■ SET EXERCISE: Extract only the first line of the listing and every line after it up to and including the one with "const pointU = [1.49, 1.78, 1.99, 2.11, 2.31, 2.56, 2.79]". Omit the pictures.

★ ★ ★ ★ ★ ★ ★

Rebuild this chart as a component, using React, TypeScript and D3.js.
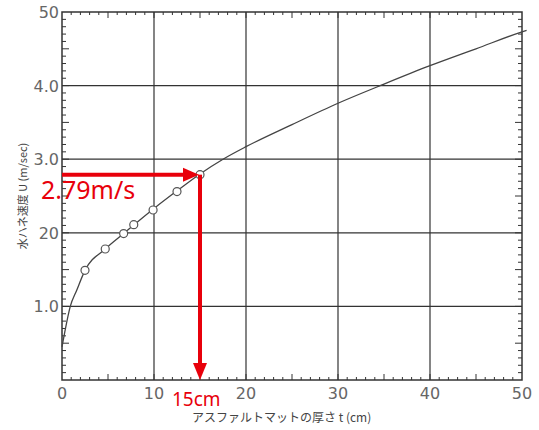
import React from 'react'
import * as d3 from 'd3'

// thickness t (cm) -> speed U (m/sec)
const curveT = [0, 0.3, 0.9, 1.6, 2.5, 4.7, 6.7, 10, 12.5, 15, 17.5, 20, 25, 30, 35, 40, 45, 50, 50.5]
const curveU = [0.45, 0.65, 1.0, 1.22, 1.49, 1.78, 1.99, 2.33, 2.57, 2.8, 3.0, 3.17, 3.47, 3.76, 4.02, 4.27, 4.5, 4.73, 4.75]

// measured points (circles)
const pointT = [2.5, 4.7, 6.7, 7.8, 9.9, 12.5, 15]
const pointU = [1.49, 1.78, 1.99, 2.11, 2.31, 2.56, 2.79]

const xTicks = [0, 10, 20, 30, 40, 50]
const yTicks = [1, 2, 3, 4, 5]
const yTickLabels = ['1.0', '20', '3.0', '4.0', '50']

const markT = 15
const markU = 2.79

const W = 539
const H = 430
const left = 62
const right = 522
const top = 12
const bottom = 380

const App = () => {
  const x = d3.scaleLinear().domain([0, 50]).range([left, right])
  const y = d3.scaleLinear().domain([0, 5]).range([bottom, top])

  const line = d3.line<number>()
    .x((_, i) => x(curveT[i]))
    .y((d) => y(d))
    .curve(d3.curveMonotoneX)

  const xMinor = d3.range(1, 50)
  const yMinor = d3.range(1, 50).map((v) => v / 10)

  const red = '#e8000b'
  const ink = '#333'
  const mx = x(markT)
  const my = y(markU)

  return (
    <div style={{ position: 'absolute', left: 0, top: 0 }}>
      <svg width={W} height={H} style={{ display: 'block', background: '#fff' }}>
        {/* grid */}
        {xTicks.slice(1, -1).map((t) => (
          <line key={'gx' + t} x1={x(t)} x2={x(t)} y1={top} y2={bottom} stroke={ink} strokeWidth={1.2} />
        ))}
        {yTicks.slice(0, -1).map((t) => (
          <line key={'gy' + t} x1={left} x2={right} y1={y(t)} y2={y(t)} stroke={ink} strokeWidth={1.2} />
        ))}

        {/* minor ticks */}
        {xMinor.map((t) => {
          const len = t % 5 === 0 ? 6 : 3
          return (
            <g key={'mx' + t} stroke={ink} strokeWidth={1}>
              <line x1={x(t)} x2={x(t)} y1={bottom} y2={bottom - len} />
              <line x1={x(t)} x2={x(t)} y1={top} y2={top + len} />
            </g>
          )
        })}
        {yMinor.map((t, i) => {
          const len = (i + 1) % 5 === 0 ? 7 : 4
          return (
            <g key={'my' + i} stroke={ink} strokeWidth={1}>
              <line x1={left} x2={left + len} y1={y(t)} y2={y(t)} />
              <line x1={right} x2={right - len} y1={y(t)} y2={y(t)} />
            </g>
          )
        })}

        {/* frame */}
        <rect x={left} y={top} width={right - left} height={bottom - top} fill="none" stroke={ink} strokeWidth={1.5} />

        {/* tick labels */}
        {xTicks.map((t) => (
          <text key={'tx' + t} x={x(t)} y={bottom + 19} textAnchor="middle" fontSize={16}
            fontFamily="'DejaVu Sans', sans-serif" fill="#666">{t}</text>
        ))}
        {yTicks.map((t, i) => (
          <text key={'ty' + t} x={left - 3} y={y(t) + 6} textAnchor="end" fontSize={16}
            fontFamily="'DejaVu Sans', sans-serif" fill="#666">{yTickLabels[i]}</text>
        ))}

        {/* axis titles */}
        <text x={192} y={422} fontSize={12} fontFamily="'Noto Sans CJK JP', sans-serif" fill="#444">
          アスファルトマットの厚さ t (cm)
        </text>
        <text transform="translate(27,196) rotate(-90)" textAnchor="middle" fontSize={11}
          fontFamily="'Noto Sans CJK JP', sans-serif" fill="#444">
          水ハネ速度 U (m/sec)
        </text>

        {/* curve */}
        <path d={line(curveU) ?? ''} fill="none" stroke="#444" strokeWidth={1.3} />

        {/* points */}
        {pointU.map((u, i) => (
          <circle key={'p' + i} cx={x(pointT[i])} cy={y(u)} r={4} fill="#fff" stroke="#555" strokeWidth={1.2} />
        ))}

        {/* red annotation arrows */}
        <line x1={left} x2={mx - 14} y1={my} y2={my} stroke={red} strokeWidth={4} />
        <path d={`M${mx - 1},${my} L${mx - 17},${my - 7} L${mx - 17},${my + 7} Z`} fill={red} />
        <line x1={mx} x2={mx} y1={my} y2={bottom - 14} stroke={red} strokeWidth={4} />
        <path d={`M${mx},${bottom} L${mx - 7},${bottom - 17} L${mx + 7},${bottom - 17} Z`} fill={red} />

        <text x={41} y={199} fontSize={25} fontFamily="'Noto Sans', sans-serif" fill={red}>2.79m/s</text>
        <text x={172} y={406} fontSize={19} fontFamily="'Noto Sans', sans-serif" fill={red}>15cm</text>
      </svg>
    </div>
  )
}

export default App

★ ★ ★ ★ ★ ★ ★

■ EXERCISE RESULT:
Rebuild this chart as a component, using React, TypeScript and D3.js.
import React from 'react'
import * as d3 from 'd3'

// thickness t (cm) -> speed U (m/sec)
const curveT = [0, 0.3, 0.9, 1.6, 2.5, 4.7, 6.7, 10, 12.5, 15, 17.5, 20, 25, 30, 35, 40, 45, 50, 50.5]
const curveU = [0.45, 0.65, 1.0, 1.22, 1.49, 1.78, 1.99, 2.33, 2.57, 2.8, 3.0, 3.17, 3.47, 3.76, 4.02, 4.27, 4.5, 4.73, 4.75]

// measured points (circles)
const pointT = [2.5, 4.7, 6.7, 7.8, 9.9, 12.5, 15]
const pointU = [1.49, 1.78, 1.99, 2.11, 2.31, 2.56, 2.79]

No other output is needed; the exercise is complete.